DIRECTION:
Copy exactly the lines from the beginning of the data down to and including the line holding "-10], [-1, -10]];", without any pictures.

SOURCE DATA:
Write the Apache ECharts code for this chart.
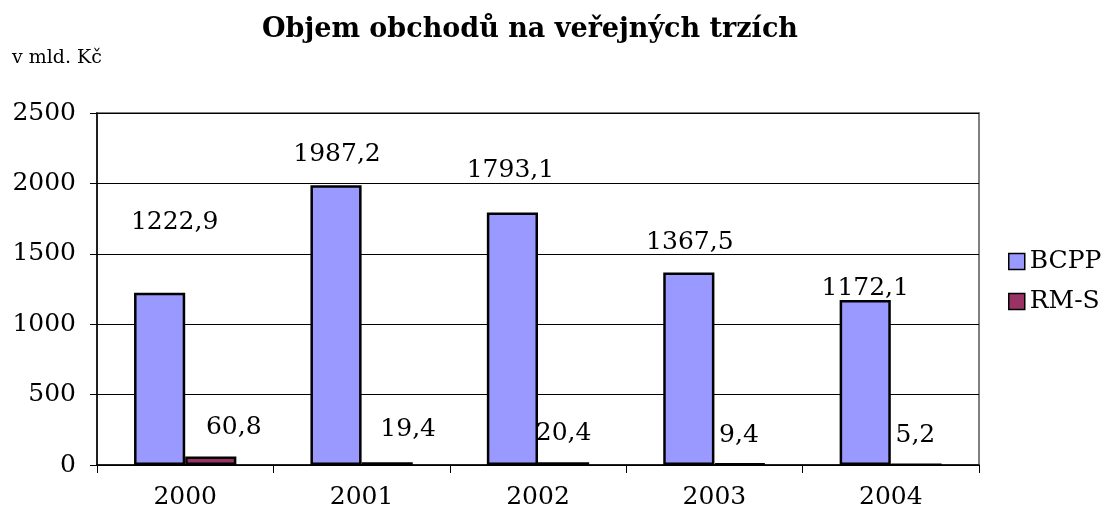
<!DOCTYPE html>
<html>
<head>
<meta charset="utf-8">
<script src="https://cdn.jsdelivr.net/npm/echarts@6/dist/echarts.min.js"></script>
<style>
html,body{margin:0;padding:0;background:#fff;}
#chart{width:1105px;height:516px;}
</style>
</head>
<body>
<div id="chart"></div>
<script>
const categories = ['2000', '2001', '2002', '2003', '2004'];
const seriesNames = ['BCPP', 'RM-S'];
const bcppValues = [1222.9, 1987.2, 1793.1, 1367.5, 1172.1];
const rmsValues = [60.8, 19.4, 20.4, 9.4, 5.2];
const yAxisMin = 0;
const yAxisMax = 2500;
const yAxisInterval = 500;
const titleText = 'Objem obchodů na veřejných trzích';
const unitText = 'v mld. Kč';

// label displacement (style only, mimicking hand-placed labels)
const bcppLabelOffsets = [[15, -53], [1, -13], [-2, -25], [1, -12], [0, 6]];
const rmsLabelOffsets = [[23, -11], [21, -15], [0, -11], [-1, -10], [-1, -10]];

const FONT = 'DejaVu Serif';
const fmt = v => v.toFixed(1).replace('.', ',');

function buildData(values, offsets) {
  return values.map((v, i) => ({ value: v, label: { offset: offsets[i] } }));
}

const chart = echarts.init(document.getElementById('chart'), null, { renderer: 'canvas' });
chart.setOption({
  backgroundColor: '#ffffff',
  animation: false,
  textStyle: { fontFamily: FONT },
  graphic: [
    {
      type: 'text', x: 530, y: 16,
      style: { text: titleText, font: 'bold 27px "DejaVu Serif"', fill: '#000', textAlign: 'center', textVerticalAlign: 'top' }
    },
    {
      type: 'text', x: 12, y: 49,
      style: { text: unitText, font: '19px "DejaVu Serif"', fill: '#000', textAlign: 'left', textVerticalAlign: 'top' }
    }
  ],
  legend: {
    orient: 'vertical',
    left: 1008,
    top: 249,
    padding: 0,
    itemWidth: 16,
    itemHeight: 16,
    itemGap: 15,
    icon: 'rect',
    data: seriesNames,
    textStyle: { fontFamily: FONT, fontSize: 25, color: '#000' },
    itemStyle: { borderColor: '#000', borderWidth: 1.5 }
  },
  grid: {
    left: 97, right: 126, top: 113, bottom: 51,
    show: true, borderColor: '#808080', borderWidth: 2, backgroundColor: '#fff'
  },
  xAxis: {
    type: 'category',
    data: categories,
    axisLine: { show: true, lineStyle: { color: '#000', width: 1.5 } },
    axisTick: { show: true, length: 8, lineStyle: { color: '#000', width: 1 } },
    axisLabel: { margin: 20, fontFamily: FONT, fontSize: 25, color: '#000' },
    splitLine: { show: false }
  },
  yAxis: {
    type: 'value',
    min: yAxisMin,
    max: yAxisMax,
    interval: yAxisInterval,
    axisLine: { show: true, lineStyle: { color: '#000', width: 1.5 } },
    axisTick: { show: true, length: 7, lineStyle: { color: '#000', width: 1 } },
    axisLabel: { margin: 21, fontFamily: FONT, fontSize: 25, color: '#000', formatter: v => String(v) },
    splitLine: { show: true, lineStyle: { color: '#000', width: 1 } }
  },
  series: [
    {
      name: seriesNames[0],
      type: 'bar',
      data: buildData(bcppValues, bcppLabelOffsets),
      barGap: '0%',
      barCategoryGap: '42%',
      itemStyle: { color: '#9999FF', borderColor: '#000', borderWidth: 2.5 },
      label: { show: true, position: 'top', distance: 5, fontFamily: FONT, fontSize: 25, color: '#000', formatter: p => fmt(p.value) }
    },
    {
      name: seriesNames[1],
      type: 'bar',
      data: buildData(rmsValues, rmsLabelOffsets),
      barGap: '0%',
      barCategoryGap: '42%',
      itemStyle: { color: '#993366', borderColor: '#000', borderWidth: 2.5 },
      label: { show: true, position: 'top', distance: 5, fontFamily: FONT, fontSize: 25, color: '#000', formatter: p => fmt(p.value) }
    }
  ]
});
</script>
</body>
</html>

WORKED SOLUTION:
Write the Apache ECharts code for this chart.
<!DOCTYPE html>
<html>
<head>
<meta charset="utf-8">
<script src="https://cdn.jsdelivr.net/npm/echarts@6/dist/echarts.min.js"></script>
<style>
html,body{margin:0;padding:0;background:#fff;}
#chart{width:1105px;height:516px;}
</style>
</head>
<body>
<div id="chart"></div>
<script>
const categories = ['2000', '2001', '2002', '2003', '2004'];
const seriesNames = ['BCPP', 'RM-S'];
const bcppValues = [1222.9, 1987.2, 1793.1, 1367.5, 1172.1];
const rmsValues = [60.8, 19.4, 20.4, 9.4, 5.2];
const yAxisMin = 0;
const yAxisMax = 2500;
const yAxisInterval = 500;
const titleText = 'Objem obchodů na veřejných trzích';
const unitText = 'v mld. Kč';

// label displacement (style only, mimicking hand-placed labels)
const bcppLabelOffsets = [[15, -53], [1, -13], [-2, -25], [1, -12], [0, 6]];
const rmsLabelOffsets = [[23, -11], [21, -15], [0, -11], [-1, -10], [-1, -10]];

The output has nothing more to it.